Jual Pertashop demi hentikan kerugian
Selain upaya tadi, Pertamina juga menawarkan sejumlah skema solusi seperti kerja sama dengan beberapa BUMN seperti PT Pos Indonesia, Bank BRI, sampai PT Pupuk Indonesia. Nantinya, Pertashop bisa melakukan diversifikasi dengan menawarkan produk dan jasa dari sejumlah BUMN tersebut di gerainya.
Tapi solusi tersebut juga memerlukan modal. Di mana menurut Satya, tidak semua pelaku usaha Pertashop memiliki modal besar.
“Ini memang alternatif yang coba ditawarkan. Tapi kita jualan utamanya kan bensin. Jangan sampai solusinya melompat,” paparnya.
“Selain itu, banyak di antara mitra yang tidak punya modal. Banyak yang buka usaha dengan modal Kredit Usaha Rakyat (KUR) juga,” sambungnya.
Ia mencontohkan, salah satu rekannya di Semanu, Gunungkidul yang mengajukan pinjaman sebesar Rp400 juta lewat skema KUR. Namun saat ini, usaha Pertashop milik rekannya tersebut sepi. Padahal, nominal cicilan per bulan mencapai Rp8 juta.
“Sekarang, rencananya dia mau menjual Pertashopnya itu karena hitung-hitungannya sudah tidak jadi. Banyak yang modal dari KUR akhirnya pusing bahkan jatuh sakit,” curhatnya.
Harapan ke depan
Satya melihat sudah banyak orang yang benar-benar menaruh modal dan harapan besar lewat usaha Pertashop.
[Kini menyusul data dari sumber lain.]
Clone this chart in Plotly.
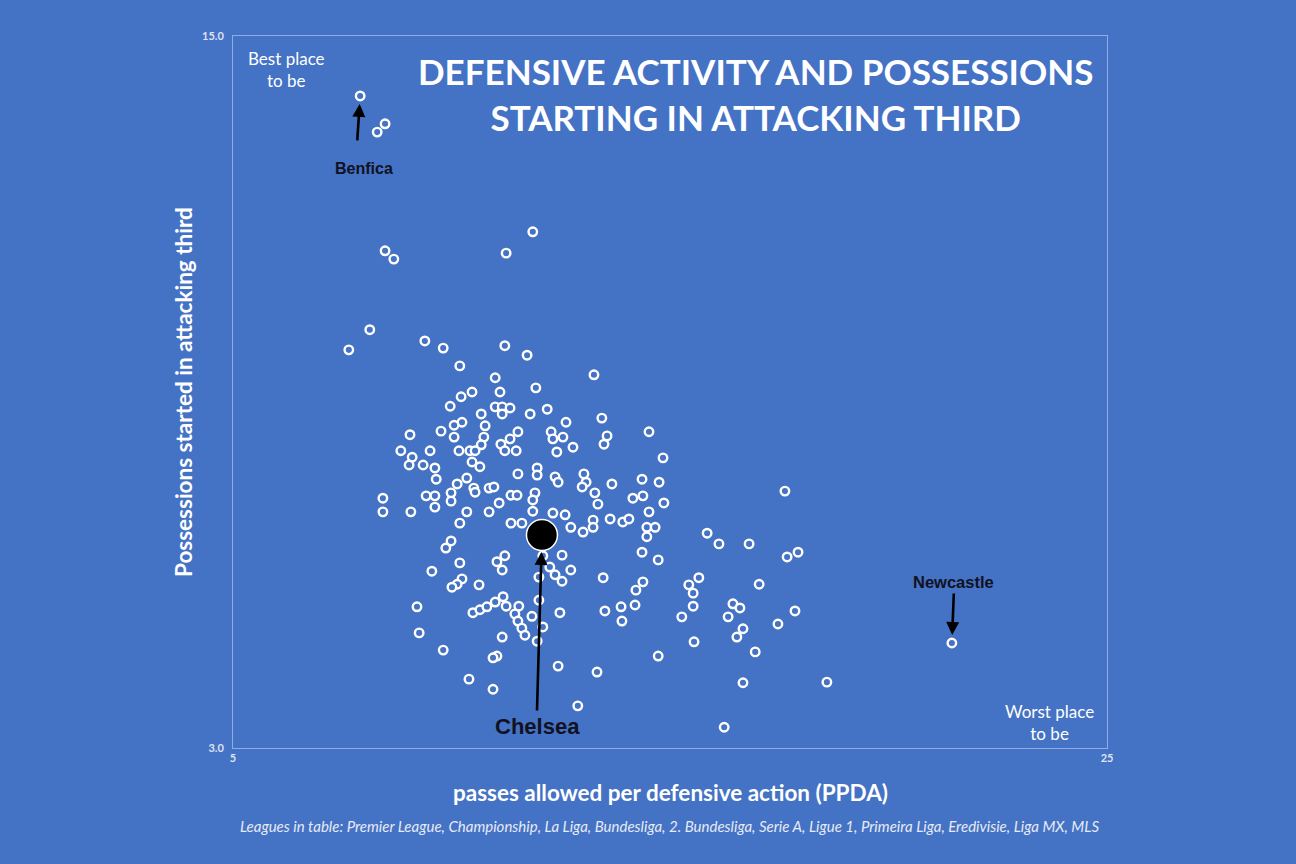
import plotly.graph_objects as go

# PPDA (x) and possessions started in attacking third (y) for each team
ppda = [7.91, 8.30, 8.48, 8.48, 8.68, 11.25, 11.86, 7.65, 8.13, 9.39, 9.81, 11.22, 11.73, 10.19,
        11.00, 13.26, 11.93, 11.11, 10.47, 10.22, 9.97, 11.00, 11.16, 11.34, 11.16, 10.68, 11.80,
        12.19, 10.24, 10.06, 10.77, 12.62, 13.44, 9.76, 9.05, 10.06, 10.74, 11.52, 11.34, 12.28,
        12.55, 12.32, 14.52, 13.56, 13.49, 11.13, 10.68, 12.78, 8.84, 9.51, 10.17, 10.42, 10.54,
        11.22, 11.48, 12.41, 9.10, 9.03, 9.35, 9.62, 10.47, 10.65, 14.84, 9.65, 10.35, 11.52,
        11.96, 11.96, 12.37, 12.44, 13.03, 13.08, 12.99, 13.67, 14.36, 14.75, 10.13, 10.51, 10.86,
        10.97, 8.43, 8.43, 9.07, 9.42, 9.62, 9.62, 9.99, 9.99, 10.54, 11.09, 10.35, 10.86, 11.36,
        11.50, 11.91, 11.86, 11.86, 10.19, 11.36, 11.61, 12.32, 12.60, 12.73, 9.99, 9.87, 12.53,
        12.09, 11.22, 11.04, 11.16, 10.19, 9.55, 12.25, 12.37, 12.53, 12.73, 12.00, 10.24, 10.13,
        10.01, 10.63, 9.21, 10.49, 10.65, 10.81, 11.00, 11.18, 11.25, 11.54, 11.45, 11.52, 11.61,
        11.68, 11.84, 12.00, 12.48, 12.09, 9.26, 11.16, 11.96, 9.81, 13.28, 13.35, 14.15, 14.38,
        14.86, 14.52, 13.01, 13.24, 13.24, 13.63, 13.92, 14.06, 14.47, 14.66, 14.47, 14.36, 14.73,
        17.63, 15.85, 16.12, 16.81, 17.68, 17.93, 13.47, 14.38, 14.22, 15.66, 15.43, 15.53, 17.04,
        13.51, 13.88, 14.20, 13.90, 15.53, 15.27, 16.44, 16.60, 16.33, 17.86, 17.47, 16.67, 16.53,
        15.55, 16.95, 11.04, 10.95, 10.40, 10.95, 12.44, 13.33, 12.89, 14.73, 16.67, 18.59, 16.24,
        21.45]
poss = [13.99, 13.38, 13.52, 11.38, 11.24, 11.34, 11.70, 9.71, 10.05, 9.86, 9.74, 9.78, 9.62, 9.44,
        9.24, 9.29, 9.07, 9.00, 9.00, 8.92, 8.76, 8.75, 8.75, 8.73, 8.63, 8.63, 8.63,
        8.71, 8.49, 8.44, 8.43, 8.49, 8.56, 8.34, 8.28, 8.24, 8.24, 8.33, 8.21, 8.33,
        8.24, 8.21, 8.33, 8.26, 8.12, 8.12, 8.11, 8.07, 8.01, 8.01, 8.01, 8.01, 8.01,
        8.01, 8.01, 7.99, 7.90, 7.77, 7.77, 7.72, 7.82, 7.74, 7.89, 7.53, 7.55, 7.62,
        7.72, 7.60, 7.57, 7.48, 7.62, 7.48, 7.40, 7.45, 7.53, 7.48, 7.45, 7.38, 7.38,
        7.40, 7.21, 6.98, 6.98, 7.25, 7.25, 7.06, 7.30, 7.16, 7.31, 7.13, 6.98, 6.98, 7.26,
        7.26, 7.30, 7.18, 6.99, 6.79, 6.79, 6.79, 6.96, 6.93, 6.72, 6.49, 6.37, 6.25,
        6.24, 6.24, 6.14, 6.00, 6.12, 5.98, 6.05, 5.92, 5.81, 6.00, 5.88, 5.85, 5.76,
        5.71, 5.75, 5.38, 5.28, 5.33, 5.38, 5.46, 5.55, 5.39, 5.39, 5.26, 5.14, 5.02,
        4.90, 5.22, 5.49, 5.28, 5.04, 4.94, 4.87, 4.80, 4.65, 7.30, 7.11, 7.21, 7.25,
        7.13, 6.98, 6.64, 6.84, 6.72, 6.86, 6.81, 6.86, 6.72, 6.72, 6.56, 6.30, 6.17,
        7.33, 6.62, 6.44, 6.44, 6.22, 6.30, 5.87, 5.80, 5.66, 5.87, 5.75, 5.61, 5.76,
        5.31, 5.38, 5.41, 5.14, 5.39, 5.21, 5.43, 5.36, 5.21, 5.31, 5.09, 5.01, 4.87,
        4.79, 4.62, 4.55, 4.52, 4.16, 3.99, 4.38, 4.28, 3.71, 4.55, 4.10, 4.11, 3.35,
        4.77]

chelsea_ppda = [12.07]
chelsea_poss = [6.59]
benfica = (7.91, 13.99)
newcastle = (21.45, 4.77)

x_ticks = [5, 25]
x_ticktext = ["<b>5</b>", "<b>25</b>"]
y_ticks = [3, 15]
y_ticktext = ["<b>3.0</b>", "<b>15.0</b>"]

BG = "#4472C4"
W, H = 1296, 864
ML, MR, MT, MB = 233, 189, 36, 116
PW, PH = W - ML - MR, H - MT - MB

fig = go.Figure()
fig.add_trace(go.Scatter(
    x=ppda, y=poss, mode="markers",
    marker=dict(symbol="circle", size=8.5, color=BG,
                line=dict(color="white", width=2.4)),
    hoverinfo="x+y", showlegend=False))
fig.add_trace(go.Scatter(
    x=chelsea_ppda, y=chelsea_poss, mode="markers",
    marker=dict(symbol="circle", size=31, color="black",
                line=dict(color="white", width=1.5)),
    showlegend=False))

label_font = dict(family="Liberation Sans, Arial", color="#111122")
ann = []
ann.append(dict(x=benfica[0], y=benfica[1], xref="x", yref="y", text="",
                showarrow=True, ax=-3, ay=46, arrowhead=2, arrowsize=1,
                arrowwidth=2.6, arrowcolor="black", standoff=8))
ann.append(dict(x=benfica[0], y=benfica[1], xref="x", yref="y", text="<b>Benfica</b>",
                showarrow=False, xshift=4, yshift=-73, font=dict(size=16, **label_font)))
ann.append(dict(x=newcastle[0], y=newcastle[1], xref="x", yref="y", text="",
                showarrow=True, ax=2, ay=-51, arrowhead=2, arrowsize=1,
                arrowwidth=2.6, arrowcolor="black", standoff=8))
ann.append(dict(x=newcastle[0], y=newcastle[1], xref="x", yref="y", text="<b>Newcastle</b>",
                showarrow=False, xshift=2, yshift=61, font=dict(size=16.5, **label_font)))
ann.append(dict(x=chelsea_ppda[0], y=chelsea_poss[0], xref="x", yref="y", text="",
                showarrow=True, ax=-5, ay=177, arrowhead=2, arrowsize=1,
                arrowwidth=2.6, arrowcolor="black", standoff=17))
ann.append(dict(x=chelsea_ppda[0], y=chelsea_poss[0], xref="x", yref="y", text="<b>Chelsea</b>",
                showarrow=False, xshift=-4, yshift=-192, font=dict(size=22, **label_font)))
fig.update_layout(annotations=ann)


def px(xp):
    return (xp - ML) / PW


def py(yp):
    return (H - MB - yp) / PH


extra = [
    dict(x=px(755), y=py(94), text="<b>DEFENSIVE ACTIVITY AND POSSESSIONS<br>STARTING IN ATTACKING THIRD</b>",
         font=dict(family="Lato, Open Sans", size=35, color="white")),
    dict(x=px(286), y=py(70), text="Best place<br>to be",
         font=dict(family="Lato, Open Sans", size=17, color="white")),
    dict(x=px(1049), y=py(722), text="Worst place<br>to be",
         font=dict(family="Lato, Open Sans", size=17, color="white")),
    dict(x=px(670), y=py(792), text="<b>passes allowed per defensive action (PPDA)</b>",
         font=dict(family="Lato, Open Sans", size=22.5, color="white")),
    dict(x=px(183), y=py(392), text="<b>Possessions started in attacking third</b>", textangle=-90,
         font=dict(family="Lato, Open Sans", size=22.5, color="white")),
    dict(x=px(669), y=py(826),
         text="<i>Leagues in table: Premier League, Championship, La Liga, Bundesliga, 2. Bundesliga, Serie A, Ligue 1, Primeira Liga, Eredivisie, Liga MX, MLS</i>",
         font=dict(family="Lato, Open Sans", size=15, color="#e6ebf7")),
]
for a in extra:
    a.update(xref="paper", yref="paper", showarrow=False, xanchor="center", yanchor="middle",
             align="center")
    fig.add_annotation(**a)

fig.update_layout(
    width=W, height=H,
    paper_bgcolor=BG, plot_bgcolor=BG,
    margin=dict(l=ML, r=MR, t=MT, b=MB),
    showlegend=False,
)
axis_common = dict(showgrid=False, zeroline=False, showline=True, mirror=True,
                   linecolor="rgba(210,220,245,0.55)", linewidth=1, ticks="",
                   tickfont=dict(family="Lato, Open Sans", size=11, color="#dfe3f5"))
fig.update_xaxes(range=[5, 25], tickvals=x_ticks, ticktext=x_ticktext, **axis_common)
fig.update_yaxes(range=[3, 15], tickvals=y_ticks, ticktext=y_ticktext, ticklabelstandoff=6,
                 **axis_common)

fig.write_html("out.html", config={"displayModeBar": False},
               post_script="document.body.style.margin='0';document.body.style.background='%s';" % BG)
Ia harap ada langkah konkrit untuk mengurai permasalahan ini.
Pertashop berangkat dengan semangat pemerataan distribusi BBM ke desa-desa sekaligus mendorong pemberdayaan UMKM lokal. Saat awal diluncurkan, terdapat slogan One Village One Outlet untuk menggencarkan pertumbuhan Pertashop. Menteri BUMN, Erick Thohir bahkan punya target untuk menghadirkan 10 ribu Pertashop di seluruh Indonesia.
“Tapi realitanya, demografi desa, termasuk desa tempat saya mendirikan Pertashop didominasi petani, buruh kasar, serabutan, yg daya belinya ya berat untuk Pertamax dengan harga terkini,” ujar Satya.
Ia berharap agar kehadiran Pertashop benar-benar menjadi kemudahan bagi masyarakat sekaligus pelaku usaha. Masyarakat bisa dekat dengan BBM yang sesuai daya beli mereka dan pengusaha dapat menggerakkan roda UMKM.
“Kalau nggak bisa ngakali disparitas harga ya boleh jual yang subsidi. Boleh, bukan konversi sepenuhnya. Utamanya tetap Pertamax,” pungkasnya.